Investments from states and the Federal District grew 176% above inflation in the first half of 2022 compared to the same period in 2021, according to a survey by the IFI (Independent Fiscal Institution) with updated figures until June this year. These expenses represented 10% of current expenses in the period, compared to 4% in the same period last year.
Expenditure data show an increase spread across several headings. Among them, education, urbanism, housing, sanitation, social assistance, work, culture and transport.
When looking at total expenditure, however, the numbers are more modest. There was a real increase (above inflation) of 5% in the period, with large items such as civil servants’ pensions, health and expenses of other state Powers growing below average.
The first half of 2022 was marked by the seasonality of the electoral year, with more expenses concentrated in the first months of the year. There are also issues related to the pandemic that explain the increase in spending less on health and greater on education this year.
Another issue that helped the investment was the increase in revenues, which improved the cash position of these entities.

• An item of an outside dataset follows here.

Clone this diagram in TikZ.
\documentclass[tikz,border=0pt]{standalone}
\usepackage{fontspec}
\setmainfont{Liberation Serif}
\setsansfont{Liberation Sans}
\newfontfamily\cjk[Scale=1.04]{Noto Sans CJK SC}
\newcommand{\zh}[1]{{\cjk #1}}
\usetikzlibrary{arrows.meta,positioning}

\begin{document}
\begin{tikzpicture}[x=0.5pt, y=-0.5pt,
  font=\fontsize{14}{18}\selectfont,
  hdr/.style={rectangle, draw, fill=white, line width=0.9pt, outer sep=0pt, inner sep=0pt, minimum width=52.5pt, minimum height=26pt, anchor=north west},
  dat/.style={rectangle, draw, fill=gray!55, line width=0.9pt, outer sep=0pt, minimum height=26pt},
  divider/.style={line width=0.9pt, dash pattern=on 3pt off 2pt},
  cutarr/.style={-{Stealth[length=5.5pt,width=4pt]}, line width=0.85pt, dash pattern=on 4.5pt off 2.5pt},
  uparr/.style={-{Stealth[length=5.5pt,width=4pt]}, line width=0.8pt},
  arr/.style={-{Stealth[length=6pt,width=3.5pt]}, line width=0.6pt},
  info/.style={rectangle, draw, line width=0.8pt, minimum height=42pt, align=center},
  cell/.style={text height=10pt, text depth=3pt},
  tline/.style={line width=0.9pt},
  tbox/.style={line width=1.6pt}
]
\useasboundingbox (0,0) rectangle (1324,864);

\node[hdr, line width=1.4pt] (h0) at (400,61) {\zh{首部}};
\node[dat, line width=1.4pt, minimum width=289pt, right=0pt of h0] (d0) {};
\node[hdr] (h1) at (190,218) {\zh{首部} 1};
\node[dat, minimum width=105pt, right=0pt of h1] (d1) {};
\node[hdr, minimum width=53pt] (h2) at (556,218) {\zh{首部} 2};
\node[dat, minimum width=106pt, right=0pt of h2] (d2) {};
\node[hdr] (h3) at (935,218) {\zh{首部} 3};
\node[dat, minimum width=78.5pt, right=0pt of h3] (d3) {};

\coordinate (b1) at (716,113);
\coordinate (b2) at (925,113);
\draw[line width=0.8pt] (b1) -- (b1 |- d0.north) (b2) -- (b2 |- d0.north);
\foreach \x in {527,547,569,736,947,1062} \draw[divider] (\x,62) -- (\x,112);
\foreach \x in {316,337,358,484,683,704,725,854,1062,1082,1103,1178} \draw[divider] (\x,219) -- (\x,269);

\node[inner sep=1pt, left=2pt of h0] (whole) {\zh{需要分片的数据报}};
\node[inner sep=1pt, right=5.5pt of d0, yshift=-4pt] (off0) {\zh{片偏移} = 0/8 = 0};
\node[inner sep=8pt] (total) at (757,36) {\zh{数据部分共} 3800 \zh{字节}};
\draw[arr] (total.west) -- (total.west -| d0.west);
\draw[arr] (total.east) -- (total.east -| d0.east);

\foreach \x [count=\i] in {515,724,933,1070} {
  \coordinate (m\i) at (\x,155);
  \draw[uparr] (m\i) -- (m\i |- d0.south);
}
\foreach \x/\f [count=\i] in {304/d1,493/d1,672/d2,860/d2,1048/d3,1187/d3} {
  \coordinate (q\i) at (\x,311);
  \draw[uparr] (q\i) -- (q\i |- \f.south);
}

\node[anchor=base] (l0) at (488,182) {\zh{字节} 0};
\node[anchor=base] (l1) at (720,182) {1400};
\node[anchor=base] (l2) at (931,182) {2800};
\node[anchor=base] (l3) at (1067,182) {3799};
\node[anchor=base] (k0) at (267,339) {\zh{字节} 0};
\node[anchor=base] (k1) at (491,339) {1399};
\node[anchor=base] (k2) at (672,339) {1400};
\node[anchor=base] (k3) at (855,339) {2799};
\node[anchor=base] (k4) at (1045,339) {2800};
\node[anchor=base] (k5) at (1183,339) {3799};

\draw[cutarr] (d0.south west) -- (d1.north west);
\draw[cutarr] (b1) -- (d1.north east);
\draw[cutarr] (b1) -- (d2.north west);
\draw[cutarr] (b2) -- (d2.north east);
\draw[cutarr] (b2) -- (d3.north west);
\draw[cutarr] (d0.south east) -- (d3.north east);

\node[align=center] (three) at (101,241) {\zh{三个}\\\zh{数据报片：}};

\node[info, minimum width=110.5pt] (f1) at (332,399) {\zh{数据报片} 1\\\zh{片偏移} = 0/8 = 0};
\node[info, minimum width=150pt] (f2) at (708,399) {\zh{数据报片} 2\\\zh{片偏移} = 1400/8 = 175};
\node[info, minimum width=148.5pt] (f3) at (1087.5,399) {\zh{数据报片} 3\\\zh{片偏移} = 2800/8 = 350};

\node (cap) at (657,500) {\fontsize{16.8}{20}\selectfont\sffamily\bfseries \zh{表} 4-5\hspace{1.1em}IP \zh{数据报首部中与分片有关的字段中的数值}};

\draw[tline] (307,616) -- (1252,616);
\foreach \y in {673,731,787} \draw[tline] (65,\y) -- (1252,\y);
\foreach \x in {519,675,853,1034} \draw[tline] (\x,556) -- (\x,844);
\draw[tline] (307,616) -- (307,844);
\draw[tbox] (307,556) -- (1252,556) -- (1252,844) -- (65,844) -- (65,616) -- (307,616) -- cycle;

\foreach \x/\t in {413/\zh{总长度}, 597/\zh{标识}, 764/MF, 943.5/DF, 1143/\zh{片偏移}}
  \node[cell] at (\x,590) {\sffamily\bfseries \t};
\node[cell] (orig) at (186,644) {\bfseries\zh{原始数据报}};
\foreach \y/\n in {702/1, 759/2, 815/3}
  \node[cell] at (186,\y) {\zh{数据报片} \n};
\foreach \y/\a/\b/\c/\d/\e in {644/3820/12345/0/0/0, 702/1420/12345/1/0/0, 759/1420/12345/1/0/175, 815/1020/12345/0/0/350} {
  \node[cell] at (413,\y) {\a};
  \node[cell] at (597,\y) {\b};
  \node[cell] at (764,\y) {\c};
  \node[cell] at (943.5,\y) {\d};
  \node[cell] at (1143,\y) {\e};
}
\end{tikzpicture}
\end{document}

The numbers collected by the IFI point out, however, that this improvement was not so great, when considering the impact of inflation. In addition, collection has been on a slowing path since the beginning of the year, a process that was accentuated in July, after the ICMS (state tax on goods and services) exemptions approved by Congress.
Current revenue grew 10% in the first half, driven by a 13% increase in transfers. The collection increased 5% in real terms.
Responsible for the survey, IFI director Vilma Pinto says that the revenue result is “good, but nothing extraordinary”, contrary to what has been pointed out by the federal government. She also sees a simultaneous process of permanent revenue reduction and expenditure increase that will affect the fiscal situation of states in the medium term.
The complementary law approved by Congress, for example, changed the rate of sectors that represent 37% of ICMS. Among them, fuel, telecommunications, electricity and public transport.
“I am concerned about the fiscal situation of these entities. Not when we look at the current picture, but when we try to project it into the future”, says the director of the IFI.
“You have dealt with a significant volume of the main state tax. Several states have resumed tenders and granted readjustments. These are expenses with a permanent and long-term impact. Some investments can also become current expenses later on.”
According to the IFI survey, cash availability grew 25% in the semester, but the institution emphasizes that a good part of the money is linked to mandatory expenses. “The level of cash does not mean much. You have to look at how much you spend, how much you owe, how much you collect. What is there can have a destination, a specific obligation. It does not necessarily mean liquidity”, says Vilma.
Data from the São Paulo State Finance Department show that ICMS collection slowed from an annual growth of 17% in January to 9% in July of this year, a month in which ICMS exemptions are already reflected. On average in Brazil, it went from 15% in the 12 months up to January to 10% up to May, the latest consolidated data available.
“There is a deceleration, in the accumulated, and real fall in the comparison July against July”, says Felipe Salto, Secretary of Finance and Planning of the State of São Paulo.
“The analysis, therefore, has to be done carefully. There is not a rosy picture as the federal government has tried to paint. The good thing about São Paulo is that it has done its case lesson and has balanced fiscal accounts.”
Last week, representatives of the Ministry of Economy and state governments participated in a meeting of the special commission created by the Federal Supreme Court (STF) to discuss the dispute between the two parties over the ICMS. Minister Gilmar Mendes is the rapporteur of the actions that deal with the law passed by Congress.
The states argued that there was a drop in ICMS collection last month and that, with the loss of revenue, essential services could be compromised.